PARIS -- Carlos Ghosn told French media he is having to battle an "army" that is against him, as he remains in detention in Japan accused of financial misconduct at Nissan.
Ghosn, who has been removed from his post as chairman at Nissan and resigned as chairman and CEO of Renault last week, said he is having to fight the charges against him alone while the Japanese prosecutor has 70 people on the case and Nissan has dozens.
In an interview with Les Echos business newspaper and Agence France-Presse published on Thursday, Ghosn also called the charges and accusations a 'distortion of reality meant to destroy his reputation."
Ghosn used words like "trap," "treason," and "plot" to describe how he came to be arrested in November as he landed in Tokyo for what he thought were routine meetings at Nissan.
Ghosn reiterated that allegations against him were part of a plot to destroy his reputation by Nissan executives opposed to his plan for deeper integration of the Japanese automaker with Renault. He said that the people who were "at the heart of the accusations" were also leading the investigation, while he has been denied an opportunity to defend himself.
Ghosn had pushed for a deeper tie-up between Nissan and Renault, including possibly a full merger, despite strong reservations at Nissan.
Talks on integrating Renault and Nissan had started at the end of 2017, Ghosn said in the interview. He said he and Hiroto Saikawa, whom he had appointed as CEO of Nissan at the beginning of 2017, discussed the subject frequently in early 2018 but that talks had slowed over the summer before the two met in September.
Under a scenario proposed by Ghosn, a holding company would be created to control Renault, Nissan and Mitsubishi, including all the shares, "while respecting their autonomy." Such a system, he added, needed to be based on the "solid performance" of each company.
Asked if that was a problem, he noted that Nissan's performance had declined in the past two years. "If you look at the results and strength of Nissan, Mitsubishi and Renault, you can see there is a problem."
Ghosn declined to say if he had decided to remove Saikawa, but added that when a company's performance declines, no CEO is immune from being fired. "That is the rule in any business," he said. "There are no exceptions."
Ghosn has been held in custody in Japan since last November, after being arrested on charges of financial misconduct, which he denies.
Among the charges is that he failed to disclose more than $80 million in additional compensation for 2010-18 that he would be paid to him after he retired.
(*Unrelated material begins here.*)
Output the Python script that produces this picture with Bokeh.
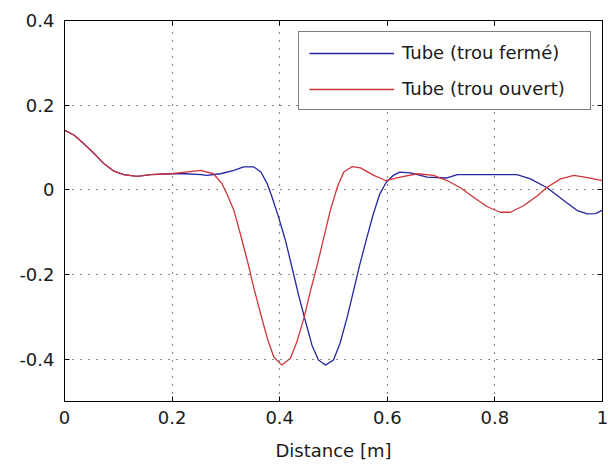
from bokeh.plotting import figure
from bokeh.models import LinearAxis, FixedTicker, Legend, LegendItem
from bokeh.embed import file_html
from bokeh.resources import INLINE

# ---- data ----
x_ferme = [0, 0.018, 0.036, 0.055, 0.073, 0.092, 0.110, 0.135, 0.160, 0.197, 0.225, 0.253,
           0.265, 0.290, 0.315, 0.333, 0.352, 0.365, 0.377, 0.386, 0.398, 0.411, 0.423, 0.435,
           0.448, 0.460, 0.472, 0.485, 0.500, 0.512, 0.525, 0.537, 0.549, 0.562, 0.574, 0.586,
           0.598, 0.611, 0.623, 0.643, 0.674, 0.711, 0.730, 0.758, 0.841, 0.866, 0.897, 0.928,
           0.953, 0.972, 0.987, 1.0]
y_ferme = [0.141, 0.129, 0.109, 0.086, 0.062, 0.044, 0.036, 0.032, 0.036, 0.038, 0.038, 0.036,
           0.034, 0.038, 0.046, 0.054, 0.054, 0.042, 0.014, -0.018, -0.065, -0.121, -0.184, -0.248,
           -0.311, -0.367, -0.402, -0.414, -0.402, -0.363, -0.303, -0.240, -0.176, -0.113, -0.057, -0.010,
           0.018, 0.034, 0.042, 0.040, 0.030, 0.028, 0.036, 0.036, 0.036, 0.026, 0.005, -0.025,
           -0.049, -0.057, -0.056, -0.048]

x_ouvert = [0, 0.018, 0.036, 0.055, 0.073, 0.092, 0.110, 0.135, 0.160, 0.197, 0.225, 0.253,
            0.277, 0.293, 0.302, 0.315, 0.327, 0.340, 0.352, 0.365, 0.377, 0.389, 0.404, 0.420,
            0.432, 0.445, 0.457, 0.470, 0.482, 0.494, 0.507, 0.519, 0.535, 0.550, 0.575, 0.597,
            0.624, 0.656, 0.686, 0.711, 0.736, 0.761, 0.786, 0.810, 0.829, 0.854, 0.879, 0.897,
            0.922, 0.947, 0.972, 1.0]
y_ouvert = [0.141, 0.129, 0.109, 0.086, 0.062, 0.044, 0.036, 0.032, 0.036, 0.038, 0.042, 0.046,
            0.038, 0.014, -0.010, -0.049, -0.105, -0.168, -0.232, -0.295, -0.351, -0.395, -0.414, -0.398,
            -0.359, -0.303, -0.240, -0.176, -0.113, -0.049, 0.006, 0.042, 0.055, 0.052, 0.034, 0.022,
            0.030, 0.038, 0.034, 0.022, 0.005, -0.018, -0.040, -0.053, -0.053, -0.037, -0.014, 0.006,
            0.026, 0.034, 0.029, 0.022]

x_ticks = [0, 0.2, 0.4, 0.6, 0.8, 1.0]
x_tick_labels = ["0", "0.2", "0.4", "0.6", "0.8", "1"]
y_ticks = [-0.4, -0.2, 0, 0.2, 0.4]
y_tick_labels = ["-0.4", "-0.2", "0", "0.2", "0.4"]

series_names = ["Tube (trou fermé)", "Tube (trou ouvert)"]
x_label = "Distance [m]"

FONT = "DejaVu Sans"
FS = "18px"
TXT = "#1a1a1a"

p = figure(width=608, height=464, x_range=(0, 1), y_range=(-0.5, 0.4),
           output_backend="svg", toolbar_location=None,
           min_border_left=64, min_border_right=6, min_border_top=20, min_border_bottom=63)
p.background_fill_color = "white"
p.border_fill_color = "white"
p.outline_line_color = "black"
p.outline_line_width = 1

# axes
for ax, ticks, labels in ((p.xaxis[0], x_ticks, x_tick_labels), (p.yaxis[0], y_ticks, y_tick_labels)):
    ax.ticker = FixedTicker(ticks=ticks)
    ax.major_label_overrides = {t: l for t, l in zip(ticks, labels)}
    ax.major_tick_in = 5
    ax.major_tick_out = 0
    ax.minor_tick_in = 0
    ax.minor_tick_out = 0
    ax.axis_line_color = "black"
    ax.major_tick_line_color = "black"
    ax.major_label_text_font = FONT
    ax.major_label_text_font_size = FS
    ax.major_label_text_color = TXT
p.xaxis[0].major_label_standoff = 9
p.yaxis[0].major_label_standoff = 10
p.xaxis[0].axis_label = x_label
p.xaxis[0].axis_label_text_font = FONT
p.xaxis[0].axis_label_text_font_size = FS
p.xaxis[0].axis_label_text_font_style = "normal"
p.xaxis[0].axis_label_text_color = TXT
p.xaxis[0].axis_label_standoff = 13

# mirrored axes (ticks only) on top and right
for side, ticks in (("above", x_ticks), ("right", y_ticks)):
    ax = LinearAxis(ticker=FixedTicker(ticks=ticks),
                    major_label_overrides={t: "" for t in ticks},
                    major_label_text_font_size="1px", major_label_standoff=0,
                    major_tick_in=5, major_tick_out=0, minor_tick_in=0, minor_tick_out=0,
                    axis_line_color="black", major_tick_line_color="black")
    p.add_layout(ax, side)

# grid
for g in (p.xgrid[0], p.ygrid[0]):
    g.grid_line_color = "black"
    g.grid_line_dash = "1 7"
    g.grid_line_width = 1.2
    g.grid_line_alpha = 0.9
p.xgrid[0].ticker = FixedTicker(ticks=x_ticks)
p.ygrid[0].ticker = FixedTicker(ticks=y_ticks)

r_ferme = p.line(x_ferme, y_ferme, line_color="#2424a0", line_width=1.3)
r_ouvert = p.line(x_ouvert, y_ouvert, line_color="#d0343a", line_width=1.3)

legend = Legend(items=[LegendItem(label=series_names[0], renderers=[r_ferme]),
                       LegendItem(label=series_names[1], renderers=[r_ouvert])],
                location=(234, 291))
legend.border_line_color = "black"
legend.border_line_width = 1
legend.background_fill_color = "white"
legend.background_fill_alpha = 1
legend.label_text_font = FONT
legend.label_text_font_size = FS
legend.label_text_color = TXT
legend.padding = 10
legend.spacing = 15
legend.glyph_width = 85
legend.glyph_height = 20
legend.label_height = 20
legend.label_width = 178
legend.label_standoff = 8
legend.margin = 0
p.add_layout(legend, "center")

open("out.html", "w").write(file_html(p, INLINE))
He is also accused of transferring personal trading losses to the automaker.
Ghosn said he still hopes to explain his situation to the Renault board. Asked why he resigned if he was innocent of the accusations against him, he said the company could not function under a system of temporary governance, and that he decided to resign when he was refused bail a second time.
'Difficult' jail conditions
Ghosn remains in very difficult conditions in his Tokyo detention cell, his French-based lawyer Jean-Yves Leborgne told French radio station RTL on Thursday.
Leborgne said he hoped to be able to see Ghosn soon, and that as far as he was aware, Ghosn had not been able to meet any family members. He also expressed hopes Ghosn may still be able to be released on bail.